Well, a simple reason is that we want x^a times x^b to be x^(a+b).

So: x^1 is x. x^(-1) is 1/x. What is x times 1/x? It’s 1. But that’s also x^1 times x^(-1) = x^(1 + -1) = x^(0).

A somewhat more formal approach is to think of x^0 as an empty product. You’re not multiplying anything, which is the same as multiplying by 1. Or to extend your logic from the OP:

> It kinda doesn’t make sense

> x*1 = x

> x*2 = x + x

> x*3 = x + x + x

So in this case, x*0 is the empty sum, which is the same as not adding anything, which is the same as adding 0. (And of course, x * 0 is in fact 0.)

You get square of x by multiplying x by x. The cube of x by multiplying the square by x and so in. So what would you need to multiply x with, to get x

Think of it as

x^n =x^(n-1) *x

So

x^(n-1)=(x^n) /x

Now replace n by 1.

Let’s look at powers of 2:

2¹=2
2²=4
2³=8
2⁴=16
2⁵=32

So to get the next power of 2, you just multiply by 2 (2×2=4, 4×2=8, 8×2=16, …). Which means to get the previous power, you need to *divide* by 2. So 2⁰ should be 2¹/2=2/2=1.

Think of it like its describing a space. X is a line. X^2 is a 2d grid. X^3 is a 3d cube. X^4 is a hypercube. You can make each x the length of an axis describing a space.

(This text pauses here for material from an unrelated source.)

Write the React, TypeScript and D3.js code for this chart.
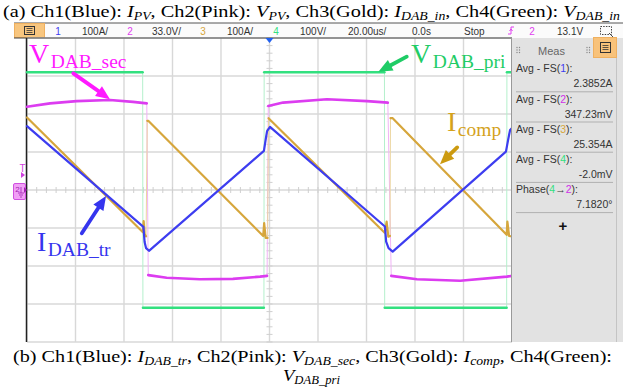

Now go backwards. X^4 describes a hypercube (tesseract). X^3 describes a cube. X^2 a plane. X^1 a line. So x^0? It must be a point. Or a single unit of space.

Both can happen, it depends on what kind of thing is x and in what context. Sometimes x^0 =1 and sometimes x^0 is undefined.

There are some context where x^0 doesn’t “make sense”, and in that case it might be better to leave x^0 undefined.

But when it does make sense, why not define it? The more possible input the operation can accept, the more manipulation you can do. There are generally no harm in defining the operation to work on extra input. The only possible downside is that if the extra input is useful, then it’s not worth the effort of defining it.

When x is a number (in many sense of “number”) and 0 is supposed to be a natural number 0 or an integer 0, then x^0 =1. Why? Think about sum. If x*0 is x add to itself 0 times, and you know x*0 =0, right? To perform a sum, you start with 0, and keep adding, so if there are nothing to add, you get 0 back. Same here. x^0 mean x times itself 0. To perform a product, you start with 1, and keep multiplying. If you have nothing to multiply, you get back 1.

This convention is called “empty product equal 1” convention. This is applicable to all forms of product. If someone say “what’s the product of all prime numbers strictly less than n” and n happen to be 2, then the answer is 1, because there are no prime numbers strictly less than 2.